Sentry issue: TRIBLER-12M

drew2a commented 1 year ago

@kozlovsky this bug seems like from the same scope as the bugs you are fixing now..

kozlovsky commented 1 year ago

@drew2a: For me, it looks like a different bug. This is my current understanding of the error:

  1. The problem does not initiate in the 7.13 release; according to Sentry, it was already in 7.12.1 at least.

  2. Currently, only one user is affected by this problem, according to Sentry, but he is affected pretty seriously, as we have eleven reports from the same user.

  3. It happens inside the run_tribler_core_session function in the loop.run_until_complete(core_session(...)) line, and at the moment of the error, the asyncio code performs event_list = self._selector.select(timeout).
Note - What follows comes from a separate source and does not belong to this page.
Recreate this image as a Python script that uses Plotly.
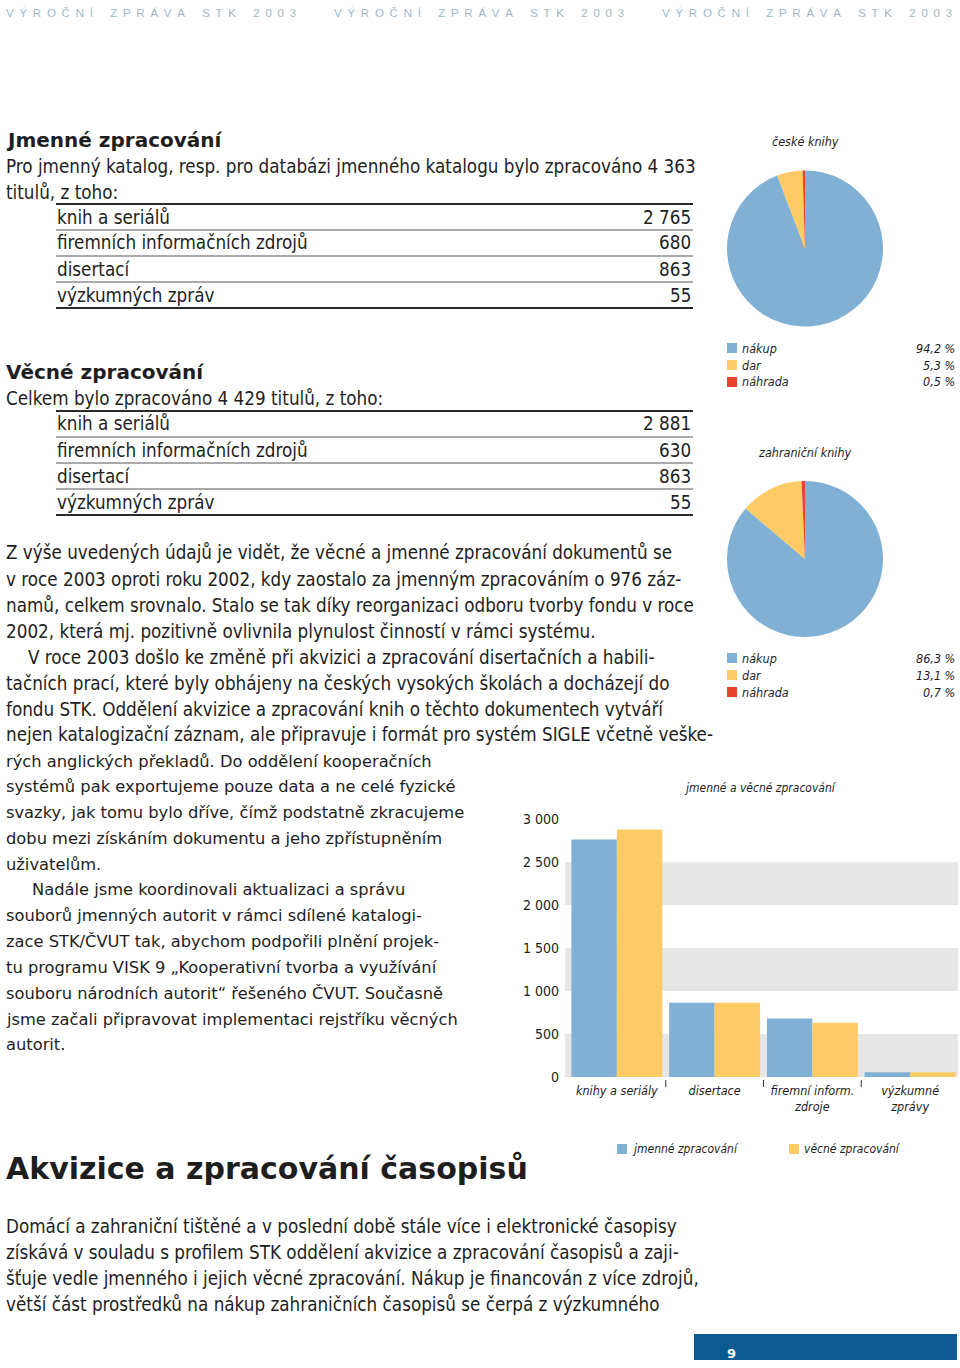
import plotly.graph_objects as go

# page is 960 x 1368 px, everything placed in pixel terms
W, H = 960, 1368

def px(x):
    return x / W

def py(y):
    return 1 - y / H

# ---- data ----
bar_categories = ["knihy a seriály", "disertace", "firemní inform.<br>zdroje", "výzkumné<br>zprávy"]
jmenne = [2765, 863, 680, 55]
vecne = [2881, 863, 630, 55]
bar_ticks = [0, 500, 1000, 1500, 2000, 2500, 3000]
bar_tick_labels = ["0", "500", "1 000", "1 500", "2 000", "2 500", "3 000"]

pie_labels = ["nákup", "dar", "náhrada"]
ceske_knihy = [94.2, 5.3, 0.5]
zahranicni_knihy = [86.3, 13.1, 0.7]
ceske_pct = ["94,2 %", "5,3 %", "0,5 %"]
zahranicni_pct = ["86,3 %", "13,1 %", "0,7 %"]

table_labels = ["knih a seriálů", "firemních informačních zdrojů", "disertací", "výzkumných zpráv"]
table_jmenne = ["2 765", "680", "863", "55"]
table_vecne = ["2 881", "630", "863", "55"]

BLUE = "#80b0d3"
YELLOW = "#fdcb66"
RED = "#e8432b"
BAND = "#e6e6e6"
INK = "#1e1e1e"

NARROW = "Liberation Sans Narrow, DejaVu Sans Condensed, Roboto, sans-serif"
WIDE = "DejaVu Sans, Verdana, sans-serif"
HEAVY = "DejaVu Sans, sans-serif"
BODY = 18.7

fig = go.Figure()

# ---- pies ----
fig.add_trace(go.Pie(labels=pie_labels, values=ceske_knihy, sort=False, direction="clockwise",
                     marker=dict(colors=[BLUE, YELLOW, RED], line=dict(width=0)),
                     textinfo="none", showlegend=False,
                     domain=dict(x=[px(727), px(883)], y=[py(327), py(170)])))
fig.add_trace(go.Pie(labels=pie_labels, values=zahranicni_knihy, sort=False, direction="clockwise",
                     marker=dict(colors=[BLUE, YELLOW, RED], line=dict(width=0)),
                     textinfo="none", showlegend=False,
                     domain=dict(x=[px(727), px(883)], y=[py(637), py(481)])))

# ---- grouped bars ----
fig.add_trace(go.Bar(x=bar_categories, y=jmenne, name="jmenné zpracování",
                     marker=dict(color=BLUE, line=dict(width=0)), showlegend=False))
fig.add_trace(go.Bar(x=bar_categories, y=vecne, name="věcné zpracování",
                     marker=dict(color=YELLOW, line=dict(width=0)), showlegend=False))

ann = []
shapes = []

def text(x, y, s, size=BODY, family=NARROW, anchor="left", color=INK, bold=False, italic=False):
    ann.append(dict(x=px(x), y=py(y), xref="paper", yref="paper", text=s, showarrow=False,
                    xanchor=anchor, yanchor="middle", borderpad=0,
                    font=dict(size=size, family=family, color=color,
                              weight="bold" if bold else "normal",
                              style="italic" if italic else "normal")))

def hline(y, x0, x1, w, color="#2a2a2a"):
    shapes.append(dict(type="line", xref="paper", yref="paper", x0=px(x0), x1=px(x1),
                       y0=py(y), y1=py(y), line=dict(color=color, width=w)))

def square(x, y, color, s=10):
    shapes.append(dict(type="rect", xref="paper", yref="paper", x0=px(x), x1=px(x + s),
                       y0=py(y + s / 2), y1=py(y - s / 2), fillcolor=color, line=dict(width=0)))

# header
hdr = "V\u2002Ý\u2002R\u2002O\u2002Č\u2002N\u2002Í\u2003\u2002Z\u2002P\u2002R\u2002Á\u2002V\u2002A\u2003\u2002S\u2002T\u2002K\u2003\u20022\u20020\u20020\u20023"
for hx in [5, 333, 661]:
    text(hx, 13, hdr, size=11.5, family="Liberation Sans, Arial, sans-serif", color="#9fb8c9")

# Jmenné zpracování
text(5, 140, "Jmenné zpracování", size=20, family=HEAVY, bold=True)
text(5, 166, "Pro jmenný katalog, resp. pro databázi jmenného katalogu bylo zpracováno 4 363")
text(5, 192, "titulů, z toho:")
for i, (lab, val) in enumerate(zip(table_labels, table_jmenne)):
    text(56, 217 + 26 * i, lab)
    text(692, 217 + 26 * i, val, anchor="right")
hline(204, 56, 693, 2)
for yy in [230, 256, 282]:
    hline(yy, 56, 693, 1, "#555555")
hline(308, 56, 693, 2)

# Věcné zpracování
text(5, 372, "Věcné zpracování", size=20, family=HEAVY, bold=True)
text(5, 398, "Celkem bylo zpracováno 4 429 titulů, z toho:")
for i, (lab, val) in enumerate(zip(table_labels, table_vecne)):
    text(56, 424 + 26 * i, lab)
    text(692, 424 + 26 * i, val, anchor="right")
hline(411, 56, 693, 2)
for yy in [437, 463, 489]:
    hline(yy, 56, 693, 1, "#555555")
hline(515, 56, 693, 2)

# running text
wide_lines = [
    (5, 553, "Z výše uvedených údajů je vidět, že věcné a jmenné zpracování dokumentů se"),
    (5, 579, "v roce 2003 oproti roku 2002, kdy zaostalo za jmenným zpracováním o 976 záz-"),
    (5, 605, "namů, celkem srovnalo. Stalo se tak díky reorganizaci odboru tvorby fondu v roce"),
    (5, 631, "2002, která mj. pozitivně ovlivnila plynulost činností v rámci systému."),
    (27, 657, "V roce 2003 došlo ke změně při akvizici a zpracování disertačních a habili-"),
    (5, 683, "tačních prací, které byly obhájeny na českých vysokých školách a docházejí do"),
    (5, 709, "fondu STK. Oddělení akvizice a zpracování knih o těchto dokumentech vytváří"),
    (5, 735, "nejen katalogizační záznam, ale připravuje i formát pro systém SIGLE včetně veške-"),
]
for x, y, s in wide_lines:
    text(x, y, s)

narrow_lines = [
    (5, 761, "rých anglických překladů. Do oddělení kooperačních"),
    (5, 786, "systémů pak exportujeme pouze data a ne celé fyzické"),
    (5, 812, "svazky, jak tomu bylo dříve, čímž podstatně zkracujeme"),
    (5, 838, "dobu mezi získáním dokumentu a jeho zpřístupněním"),
    (5, 864, "uživatelům."),
    (31, 889, "Nadále jsme koordinovali aktualizaci a správu"),
    (5, 915, "souborů jmenných autorit v rámci sdílené katalogi-"),
    (5, 941, "zace STK/ČVUT tak, abychom podpořili plnění projek-"),
    (5, 967, "tu programu VISK 9 „Kooperativní tvorba a využívání"),
    (5, 993, "souboru národních autorit“ řešeného ČVUT. Současně"),
    (5, 1019, "jsme začali připravovat implementaci rejstříku věcných"),
    (5, 1044, "autorit."),
]
for x, y, s in narrow_lines:
    text(x, y, s, size=16.3, family=WIDE)

# Akvizice
text(5, 1168, "Akvizice a zpracování časopisů", size=30, family=HEAVY, bold=True)
last_lines = [
    "Domácí a zahraniční tištěné a v poslední době stále více i elektronické časopisy",
    "získává v souladu s profilem STK oddělení akvizice a zpracování časopisů a zaji-",
    "šťuje vedle jmenného i jejich věcné zpracování. Nákup je financován z více zdrojů,",
    "větší část prostředků na nákup zahraničních časopisů se čerpá z výzkumného",
]
for i, s in enumerate(last_lines):
    text(5, 1226 + 26 * i, s)

# pie labels and legends
text(805, 142, "české knihy", size=12.5, anchor="center", italic=True)
text(805, 452, "zahraniční knihy", size=12.5, anchor="center", italic=True)
for base, pcts in [(348, ceske_pct), (658, zahranicni_pct)]:
    for i, (lab, col, pct) in enumerate(zip(pie_labels, [BLUE, YELLOW, RED], pcts)):
        yy = base + 17 * i
        square(727, yy, col)
        text(741, yy, lab, size=12.5, italic=True)
        text(956, yy, pct, size=12.5, anchor="right", italic=True)

# bar chart decorations
text(760, 788, "jmenné a věcné zpracování", size=12, anchor="center", italic=True)
for lo, hi in [(0, 500), (1000, 1500), (2000, 2500)]:
    shapes.append(dict(type="rect", xref="paper", yref="y", x0=px(565), x1=px(958),
                       y0=lo, y1=hi, fillcolor=BAND, line=dict(width=0), layer="below"))
for b in [0.5, 1.5, 2.5]:
    shapes.append(dict(type="line", xref="x", yref="paper", x0=b, x1=b,
                       y0=py(1087), y1=py(1080), line=dict(color="#333333", width=1)))
square(617, 1149, BLUE)
text(631, 1149, "jmenné zpracování", size=12, italic=True)
square(789, 1149, YELLOW)
text(803, 1149, "věcné zpracování", size=12, italic=True)

# footer
shapes.append(dict(type="rect", xref="paper", yref="paper", x0=px(694), x1=px(957),
                   y0=py(1360), y1=py(1334), fillcolor="#0b5a92", line=dict(width=0)))
text(731, 1353, "9", size=13, family="DejaVu Sans, sans-serif", color="white", anchor="center", bold=True)

fig.update_layout(
    width=W, height=H,
    margin=dict(l=0, r=0, t=0, b=0, pad=0, autoexpand=False),
    paper_bgcolor="white", plot_bgcolor="rgba(0,0,0,0)",
    barmode="group", bargap=0.07, bargroupgap=0,
    xaxis=dict(domain=[px(568), px(959)], type="category", showgrid=False, zeroline=False,
               showline=False, ticks="", ticklabelstandoff=4, automargin=False,
               tickfont=dict(size=12.5, family=NARROW, color=INK, style="italic")),
    yaxis=dict(domain=[py(1077), py(802)], range=[0, 3200], showgrid=False, zeroline=False,
               showline=False, ticks="", tickvals=bar_ticks, ticktext=bar_tick_labels,
               ticklabelstandoff=8, automargin=False,
               tickfont=dict(size=14, family=NARROW, color=INK)),
    annotations=ann, shapes=shapes,
)

# the page body has a default margin and some slack below the plot; pin it to the figure size
fix_page = ("document.body.style.margin='0px';"
            "document.body.style.height='1368px';"
            "document.body.style.overflow='hidden';"
            "document.documentElement.style.overflow='hidden';")
fig.write_html("out.html", post_script=fix_page, config={"displayModeBar": False})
The actual Python code executed at the moment of the error is:

        if sys.platform == 'win32':
            def _select(self, r, w, _, timeout=None):
                r, w, x = select.select(r, w, w, timeout)
                return r, w + x, []
    
        def select(self, timeout=None):
            timeout = None if timeout is None else max(timeout, 0)
            ready = []
            try:
                r, w, _ = self._select(self._readers, self._writers, [], timeout)  # <-- here
                ...
  4. The error description, according to MSDN, is:

    WSAEFAULT 10014 Bad address. The system detected an invalid pointer address in attempting to use a pointer argument of a call. This error occurs if an application passes an invalid pointer value, or if the length of the buffer is too small. For instance, if the length of an argument, which is a sockaddr structure, is smaller than the sizeof(sockaddr).

    I doubt that the reason for the error in our case is an invalid pointer value. The second possible reason that the length of some buffer is too small looks more probable to me.

  5. I found several projects with a similar error; this is how the problem was solved in one project:

    The function getaddrinfo("localhost", portStr, NULL, &ainfo) used that way was returning an IPv6 address. While accept was getting sockaddr_in, which is a struct for IPv4 address. It could be probably solved more ways, for example

    • using sockaddr_in6 for IPv6 communication
    • telling getaddrinfo to to search only IPv4 results with 3rd argument
    • picking up next result in the linked list returned by getaddrinfo

    I chose to manualy init the socket for IPv4 protocol

    I another Rust-based project the problem described in the following way:

    Repo on Windows 10. Seems to crash on OS X as well.

    The localhost is resolved to the IPv6 address [::1] and then the IPv4 address 127.0.0.1, and UdpSocket will only bind to the first address if successful. So the UDP socket is bound to an IPv6 address, and can only send data to IPv6 hosts.

    Meanwhile, example.com is first resolved to the IPv4 address 93.184.216.34 and then the IPv6 one [2606:2800:220:1:248:1893:25c8:1946] (if the OS supports that). The implementation of send_to just send the data to the first address, regardless of if the result is Ok or Err.

    The 10014 is due to sending data from IPv6 socket to IPv4 host.

    So there are two problems shown from this issue:

    1. maybe send_to should use each_addr, or at least filter the address family?
    2. need to have some way to prioritize IPv4 address for localhost when using ToSocketAddrs. (IPv6 support is not good on internet, even if send_to picked [2606:...] it could still fail with 10049)

Probably we have the same reason for the error, and sometimes are sending data from an IPv6 socket to an IPv4 host?

github-actions[bot] commented 3 months ago

This issue has not seen activity for 60 days. It is now marked as stale. Please provide additional information or this issue may be closed in the future. We value your contribution and would love to hear more!